The president hoped to portray relations between him and the Afghani president in a positive light. When asked by Forbes magazine about tensions between the two leaders, Obama said, “A lot of them were simply overstated.”
There may be reason to suspect that relations are strained as the eight-year war in Afghanistan has proven to be a difficult situation to leave. As the final strategies on how to exit Afghanistan are being formulated, Obama and Karzai seem to at least agree that some sort of settlement with the Taliban is in order.
While Karzai has already undertaken talks with Taliban leaders in the region, these talks will be fruitless unless some sort of compromise can be reached between America’s stringent peace conditions and the Taliban’s violent past.
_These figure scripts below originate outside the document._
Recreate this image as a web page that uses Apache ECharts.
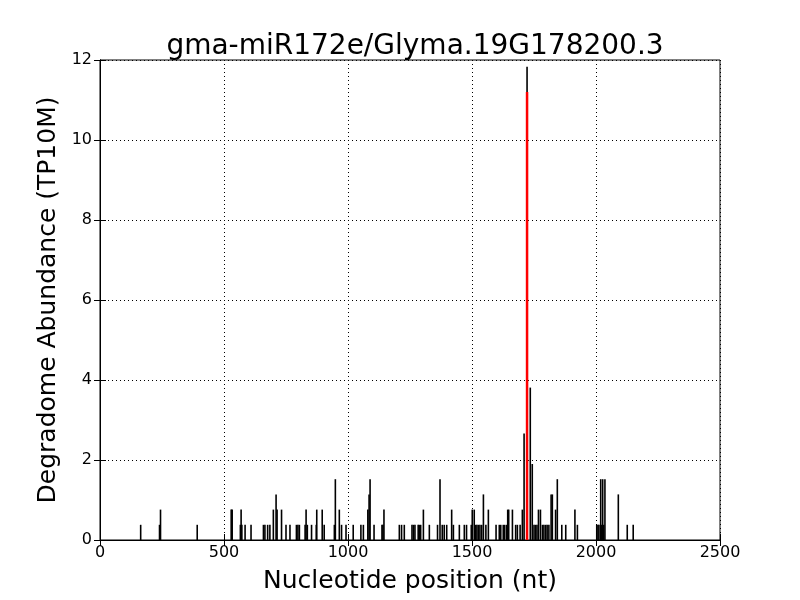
<!DOCTYPE html>
<html>
<head>
<meta charset="utf-8">
<script src="https://cdn.jsdelivr.net/npm/echarts@6/dist/echarts.min.js"></script>
<style>html,body{margin:0;padding:0;background:#fff;}#c{width:800px;height:600px;}</style>
</head>
<body>
<div id="c"></div>
<script>
const titleText = "gma-miR172e/Glyma.19G178200.3";
const positions = [164,240,244,392,529,533,566,569,572,585,609,659,665,676,685,699,710,714,732,750,766,792,798,804,
  827,831,836,853,872,874,896,904,945,949,965,974,992,1021,1052,1062,1080,1085,1089,1105,1137,1141,1145,
  1207,1216,1227,1258,1264,1270,1283,1288,1293,1304,1328,1361,1371,1380,1388,1398,1418,1425,1449,1469,1478,
  1497,1501,1509,1515,1520,1526,1532,1539,1546,1556,1566,1597,1610,1616,1626,1632,1640,1644,1648,1663,1676,1683,1694,1703,
  1710,1722,1735,1743,1750,1756,1762,1768,1776,1784,1790,1797,1803,1810,1819,1824,1837,1844,1862,1878,1915,1925,
  2003,2008,2012,2019,2023,2027,2031,2036,2090,2126,2150];
const abundance = [0.38,0.38,0.76,0.38,0.76,0.76,0.38,0.76,0.38,0.38,0.38,0.38,0.38,0.38,0.38,0.76,1.14,0.76,0.76,0.38,0.38,0.38,0.38,0.38,
  0.38,0.76,0.38,0.38,0.38,0.76,0.76,0.38,0.38,1.52,0.76,0.38,0.38,0.38,0.38,0.38,0.76,1.14,1.52,0.38,0.38,0.38,0.76,
  0.38,0.38,0.38,0.38,0.38,0.38,0.38,0.38,0.38,0.76,0.38,0.38,1.52,0.38,0.38,0.38,0.76,0.38,0.38,0.38,0.38,
  0.38,0.76,0.76,0.38,0.38,0.38,0.38,0.38,1.14,0.38,0.76,0.38,0.38,0.38,0.38,0.38,0.38,0.76,0.76,0.76,0.38,0.38,0.38,0.76,
  2.66,11.83,3.81,1.9,0.38,0.38,0.38,0.76,0.76,0.38,0.38,0.38,0.38,0.38,1.14,1.14,0.76,1.52,0.38,0.38,0.76,0.38,
  0.38,0.38,0.38,1.52,0.38,1.52,0.38,1.52,1.14,0.38,0.38];
const sitePosition = 1722;
const siteHeight = 11.2;
const xTicks = {min:0, max:2500, interval:500};
const yTicks = {min:0, max:12, interval:2};

const font = "DejaVu Sans";
const barData = positions.map((p,i)=>[p, abundance[i]]);
const chart = echarts.init(document.getElementById('c'), null, {renderer:'canvas'});
const tick = {show:true, inside:true, length:6, lineStyle:{color:'#000', width:1}};
chart.setOption({
  animation:false,
  backgroundColor:'#fff',
  title:{text:titleText, left:410, top:28, textAlign:'center',
    textStyle:{fontFamily:font, fontSize:28, fontWeight:'normal', color:'#000'}},
  grid:{left:100, right:80, top:60, bottom:60, show:true, borderColor:'#000', borderWidth:1, backgroundColor:'transparent'},
  xAxis:[{type:'value', min:xTicks.min, max:xTicks.max, interval:xTicks.interval,
    name:'Nucleotide position (nt)', nameLocation:'middle', nameGap:29,
    nameTextStyle:{fontFamily:font, fontSize:25, color:'#000'},
    axisLine:{show:true, lineStyle:{color:'#000'}}, axisTick:tick,
    axisLabel:{fontFamily:font, fontSize:16, color:'#000', margin:5, formatter:v=>String(v)},
    splitLine:{show:true, lineStyle:{color:'#000', type:[1,3], width:1}}},
   {type:'value', position:'top', min:xTicks.min, max:xTicks.max, interval:xTicks.interval,
    axisLine:{show:true, lineStyle:{color:'#000'}}, axisTick:tick, axisLabel:{show:false}, splitLine:{show:false}}],
  yAxis:[{type:'value', min:yTicks.min, max:yTicks.max, interval:yTicks.interval,
    name:'Degradome Abundance (TP10M)', nameLocation:'middle', nameGap:32,
    nameTextStyle:{fontFamily:font, fontSize:25, color:'#000'},
    axisLine:{show:true, lineStyle:{color:'#000'}}, axisTick:tick,
    axisLabel:{fontFamily:font, fontSize:16, color:'#000', margin:8, formatter:v=>String(v)},
    splitLine:{show:true, lineStyle:{color:'#000', type:[1,3], width:1}}},
   {type:'value', position:'right', min:yTicks.min, max:yTicks.max, interval:yTicks.interval,
    axisLine:{show:true, lineStyle:{color:'#000'}}, axisTick:tick, axisLabel:{show:false}, splitLine:{show:false}}],
  series:[
    {type:'bar', xAxisIndex:0, yAxisIndex:0, data:barData, barWidth:1.6,
     itemStyle:{color:'#000'}, silent:true},
    {type:'line', xAxisIndex:0, yAxisIndex:0, data:[[sitePosition,0],[sitePosition,siteHeight]],
     showSymbol:false, symbol:'none', lineStyle:{color:'#ff0000', width:2.5}, silent:true, z:5}
  ]
});
</script>
</body>
</html>
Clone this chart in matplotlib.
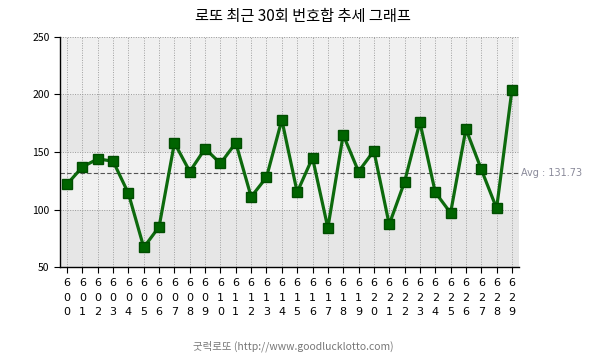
import numpy as np
import matplotlib.pyplot as plt

plt.rcParams['font.family'] = ['Noto Sans CJK KR', 'DejaVu Sans']

# Data
draws = list(range(600, 630))
sums = [122, 137, 144, 142, 114, 67, 85, 158, 133, 153,
        140, 158, 111, 128, 178, 115, 145, 84, 165, 133,
        151, 87, 124, 176, 115, 97, 170, 135, 101, 204]
avg = 131.73
title = '로또 최근 30회 번호합 추세 그래프'
footer = '굿럭로또 (http://www.goodlucklotto.com)'

fig = plt.figure(figsize=(6.05, 3.59), dpi=100)
ax = fig.add_axes([60 / 605, 92 / 359, 459 / 605, 230 / 359])

x = np.arange(len(draws))
ax.set_xlim(-0.46, len(draws) - 1 + 0.46)
ax.set_ylim(50, 250)

# alternating bands
for lo, hi, c in [(50, 100, '#e6e6e6'), (100, 150, '#f0f0f0'),
                  (150, 200, '#e6e6e6'), (200, 250, '#f0f0f0')]:
    ax.axhspan(lo, hi, color=c, zorder=0, lw=0)

for xi in x:
    ax.axvline(xi, color='#a0a0a0', ls=(0, (1, 1.5)), lw=0.7, zorder=1)
ax.axvline(len(draws) - 1 + 0.46, color='#a0a0a0', ls=(0, (1, 1.5)), lw=0.7, zorder=1)
for yv in [100, 150, 200, 250]:
    ax.axhline(yv, color='#999999', ls=(0, (1, 1.5)), lw=0.7, zorder=1)

ax.axhline(avg, color='#555555', ls=(0, (4, 2)), lw=0.8, zorder=2)
ax.text(len(draws) - 1 + 0.6, avg, f'Avg : {avg:.2f}', color='#8a8a9a',
        fontsize=7, va='center', ha='left', family=['DejaVu Sans'])

ax.plot(x, sums, color='#0d6a0d', lw=2.3, marker='s', markersize=7,
        markerfacecolor='#006400', markeredgecolor='#004d00', zorder=3)

ax.set_yticks([50, 100, 150, 200, 250])
ax.set_yticklabels(['50', '100', '150', '200', '250'], fontsize=7.5)
ax.set_xticks(x)
ax.set_xticklabels(['\n'.join(str(d)) for d in draws], fontsize=8,
                   linespacing=1.55, family=['DejaVu Sans'])
ax.tick_params(axis='both', length=4, width=0.8, color='black')
ax.tick_params(axis='x', pad=4)

for s in ['top', 'right']:
    ax.spines[s].set_visible(False)
ax.spines['left'].set_linewidth(1)
ax.spines['bottom'].set_linewidth(1)

fig.text(0.5, 1 - 17 / 359, title, ha='center', va='center', fontsize=11)
fig.text(293 / 605, 1 - 346 / 359, footer, ha='center', va='center',
         fontsize=7.5, color='#777777')

fig.savefig('out.png', dpi=100)
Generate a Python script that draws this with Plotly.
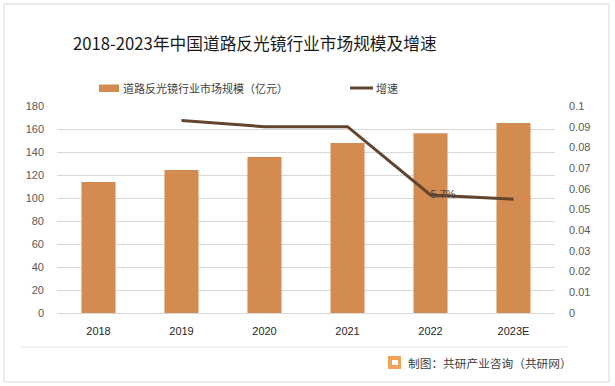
import plotly.graph_objects as go

years = ["2018", "2019", "2020", "2021", "2022", "2023E"]
market_size = [113.9, 124.3, 135.6, 147.8, 156.4, 165.2]
growth = [None, 0.093, 0.090, 0.090, 0.057, 0.055]
growth_labels = ["", "", "", "", "5.7%", ""]

W, H = 615, 386
L, R, T, B = 57, 555, 106, 313

def px(x):
    return (x - L) / (R - L)

def py(y):
    return (B - y) / (B - T)

font_cjk = "Noto Sans CJK SC, Microsoft YaHei, sans-serif"

fig = go.Figure()
fig.add_trace(go.Bar(
    x=years, y=market_size, name="道路反光镜行业市场规模（亿元）",
    marker=dict(color="#D38B4F", line=dict(width=0)), yaxis="y",
))
fig.add_trace(go.Scatter(
    x=years, y=growth, name="增速", mode="lines+text", yaxis="y2",
    line=dict(color="#62452F", width=3),
    text=growth_labels, textposition="middle right",
    textfont=dict(size=11, color="#404040", family="Liberation Sans, Arial"),
    cliponaxis=False,
))

fig.update_layout(
    width=W, height=H,
    margin=dict(l=L, r=W - R, t=T, b=H - B, autoexpand=False),
    paper_bgcolor="white", plot_bgcolor="white",
    bargap=0.59,
    font=dict(family="Liberation Sans, Arial", size=11, color="#595959"),
    showlegend=False,
    xaxis=dict(
        type="category", showgrid=False, showline=True, linecolor="#D9D9D9",
        linewidth=1, ticks="", tickfont=dict(size=11, color="#262626"),
        ticklabelstandoff=8,
    ),
    yaxis=dict(
        range=[0, 180], dtick=20, showgrid=True, gridcolor="#D9D9D9",
        gridwidth=1, zeroline=False, showline=False, ticks="",
        tickfont=dict(size=11, color="#595959"), ticklabelstandoff=12,
    ),
    yaxis2=dict(
        range=[0, 0.1], dtick=0.01, overlaying="y", side="right",
        showgrid=False, zeroline=False, showline=False, ticks="",
        tickfont=dict(size=11, color="#595959"), ticklabelstandoff=13,
        tickformat="~g",
    ),
    annotations=[
        dict(text="2018-2023年中国道路反光镜行业市场规模及增速",
             x=px(255), y=py(43), xref="paper", yref="paper",
             xanchor="center", yanchor="middle", showarrow=False,
             font=dict(family=font_cjk, size=16.7, color="#1a1a1a")),
        dict(text="道路反光镜行业市场规模（亿元）",
             x=px(121), y=py(88), xref="paper", yref="paper",
             xanchor="left", yanchor="middle", showarrow=False,
             font=dict(family=font_cjk, size=11, color="#404040")),
        dict(text="增速",
             x=px(374), y=py(88), xref="paper", yref="paper",
             xanchor="left", yanchor="middle", showarrow=False,
             font=dict(family=font_cjk, size=11, color="#404040")),
        dict(text="制图：共研产业咨询（共研网）",
             x=px(406), y=py(362), xref="paper", yref="paper",
             xanchor="left", yanchor="middle", showarrow=False,
             font=dict(family=font_cjk, size=11.7, color="#404040")),
    ],
    shapes=[
        dict(type="rect", xref="paper", yref="paper",
             x0=px(4), x1=px(609), y0=py(4), y1=py(382),
             line=dict(color="#D9D9D9", width=1), fillcolor="rgba(0,0,0,0)",
             layer="below"),
        dict(type="line", xref="paper", yref="paper",
             x0=px(20), x1=px(567), y0=py(347), y1=py(347),
             line=dict(color="#E6E6E6", width=1)),
        dict(type="rect", xref="paper", yref="paper",
             x0=px(99), x1=px(119), y0=py(84.5), y1=py(92),
             line=dict(width=0), fillcolor="#D38B4F"),
        dict(type="line", xref="paper", yref="paper",
             x0=px(350), x1=px(373), y0=py(88), y1=py(88),
             line=dict(color="#62452F", width=3)),
        dict(type="rect", xref="paper", yref="paper",
             x0=px(388), x1=px(401), y0=py(356), y1=py(369),
             line=dict(width=0), fillcolor="#F4A25A"),
        dict(type="rect", xref="paper", yref="paper",
             x0=px(392), x1=px(398), y0=py(360), y1=py(365),
             line=dict(width=0), fillcolor="white"),
    ],
)

fig.write_html("out.html", post_script="document.body.style.margin='0';",
               config={"displayModeBar": False})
The conditions for a settlement between the Taliban and the United States were put forth by Secretary of State Hillary Clinton earlier this month, in an interview on NBC’s ‘”Meet the Press,” in which she said a settlement could be reached if Taliban officials were willing to reject al-Qaeda.
She said, “They have to renounce violence. They have to give up their arms. And they have to be willing to abide by the Afghan Constitution.”
The talk today seemed relaxed. The White House released a joint statement in which both presidents expressed amity. The statement said, “President Obama and President Karzai reaffirmed their growing cooperation and their commitment to the solid, broad, and enduring strategic partnership between the governments and peoples of the United States and Afghanistan.”